A former second-round pick of the Texas Rangers, Buckel has excelled as a professional prior to this season. Despite his smaller frame, Buckel has used polished mechanics and a mature approach to pitching to outperform what most scouts and talent evaluators refer to as average stuff. He doesn’t throw especially hard, working at 91-93 with his fastball, coupled with a big curveball that was learned from Barry Zito.
Buckel has dominated the lower levels of the minor leagues since joining the ranks of professionals in 2010. Buckel has pitched to a stellar 2.53 ERA across a sample of 240-plus innings spanning three levels coming into 2013. In that time, he’s struck out 288 hitters while walking just 76.
To say the future seemed bright would be a tremendous understatement.

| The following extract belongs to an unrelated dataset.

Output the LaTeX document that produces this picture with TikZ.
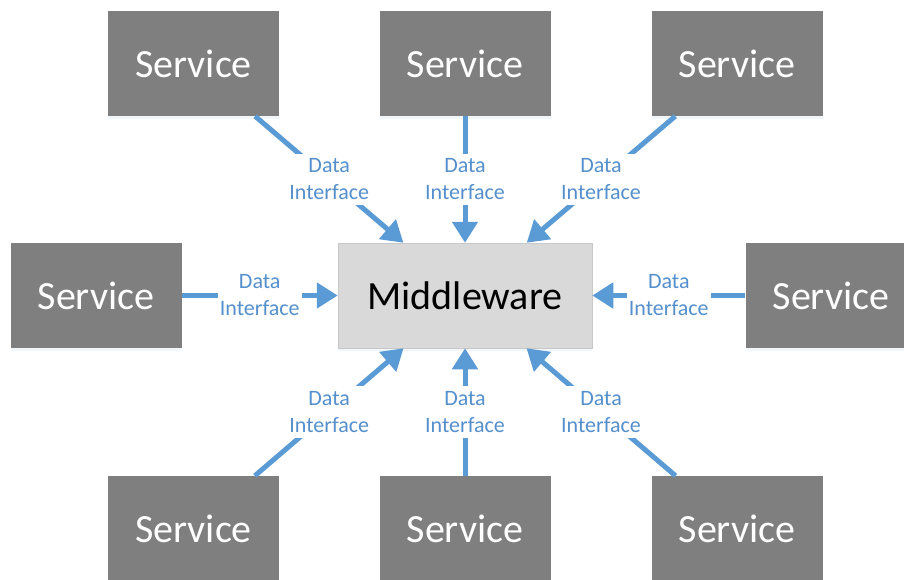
\documentclass[tikz,border=0pt]{standalone}
\usepackage{fontspec}
\setmainfont{Carlito}
\usetikzlibrary{arrows.meta,shadows}
\definecolor{svcgray}{HTML}{7F7F7F}
\definecolor{mwgray}{HTML}{D9D9D9}
\definecolor{mwborder}{HTML}{C8C8C8}
\definecolor{linkblue}{HTML}{5B9BD5}
\definecolor{labelblue}{HTML}{5590CD}

\begin{document}
\begin{tikzpicture}[x=1pt,y=-1pt,
  boxshadow/.style={drop shadow={opacity=0.22, shadow xshift=0pt, shadow yshift=-3pt, fill=linkblue!40!white}},
  service/.style={fill=svcgray, text=white, minimum width=171pt, minimum height=105pt,
    inner sep=0pt, font=\fontsize{40}{48}\selectfont, boxshadow},
  middleware/.style={fill=mwgray, draw=mwborder, line width=0.5pt, text=black,
    minimum width=254pt, minimum height=105pt, inner sep=0pt,
    font=\fontsize{40}{48}\selectfont, boxshadow},
  link/.style={draw=linkblue, line width=5pt, -{Triangle[length=21pt,width=25pt]}},
  dlabel/.style={fill=white, text=labelblue, align=center, inner xsep=2pt, inner ysep=5pt,
    font=\fontsize{22}{27}\selectfont}
]
\clip (0,0) rectangle (904,579);
\useasboundingbox (0,0) rectangle (904,579);

% central hub
\node[middleware] (mw) at (465,295.5) {Middleware};

% surrounding services
\node[service] (s1) at (193.5,63.5) {Service};
\node[service] (s2) at (465,63.5) {Service};
\node[service] (s3) at (737,63.5) {Service};
\node[service] (s4) at (96,295.5) {Service};
\node[service] (s5) at (831,295.5) {Service};
\node[service] (s6) at (193.5,528.5) {Service};
\node[service] (s7) at (465,528.5) {Service};
\node[service] (s8) at (737,528.5) {Service};

% data interfaces into the hub
\foreach \s in {s1,s2,s3,s4,s5,s6,s7,s8}
  \draw[link] (\s) -- node[dlabel] {Data\\Interface} (mw);
\end{tikzpicture}
\end{document}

Accolades followed for Buckel. Suddenly, he began appearing on top prospect lists, and not just those organizational top-20s. Buckel was rated number 87 by Baseball America during the off-season and making our list at number 96. Those rankings were a product of his great success, of course, but also were made with some level of trepidation as questions about his arsenal persisted.
The concern was that Buckel would struggle to miss bats as the competition got more advanced and would wind up yielding far too many hits and runs. Instead, Buckel has struggled much more with finding the strike zone than he has with anything else; a development no one saw coming.
The season began for Buckel at Double-A Frisco, the same place he ended the 2012 campaign. Right out of the gate, he struggled. He didn’t make it out of the third inning and allowed seven earned runs. The biggest problem was the five walks allowed. It was the beginning of a troubling trend.
Over the next three starts, Buckel continued to, well, struggle isn’t even the word for it. The outings got shorter, the pitch counts higher, the walk totals higher still. It’s a list of stat lines that are reminiscent of what happened to the likes of Rick Ankiel (when he pitched) and Dontrelle Willis.
1.2 innings, O hits, but two earned runs on six walks and a hit batsman. Another 1.2 inning start in which he posted five walks and one hit, a home run. That was followed by a three inning start that saw six walks. But rock bottom came back on April 27 when Buckel failed to record a single out. He faced six batters. He gave up one hit, but walked three and hit two others.
On May 1, the Rangers opted to shift Buckel to relief work. It didn’t help.
In his first relief appearance of the year, Buckel retired just one of the five hitters he faced. He walked three, allowed a hit and was charged with three earned runs. A fifth loss in six appearances was hung on his neck. Buckel has a ghastly 20.25 ERA in 9.1 innings this season. He’s struck out nine in that time. He’s walked 28.
To put that number in perspective, Buckel worked over 96 innings for Class-A Hickory in 2011 and walked 27 for the entire season.
This is normally the area of the post where I might make some judgements about the player, offer a projection or even just an opinion of their performance. In a case like this, though, I have as many answers as the Texas Rangers and their minor league staff does, which is none. What has happened to Buckel is sad and perplexing. This is not a guy who had struggled with control problems before and suddenly it seems he couldn’t throw a strike if his life depended on it. Your heart just breaks for the guy.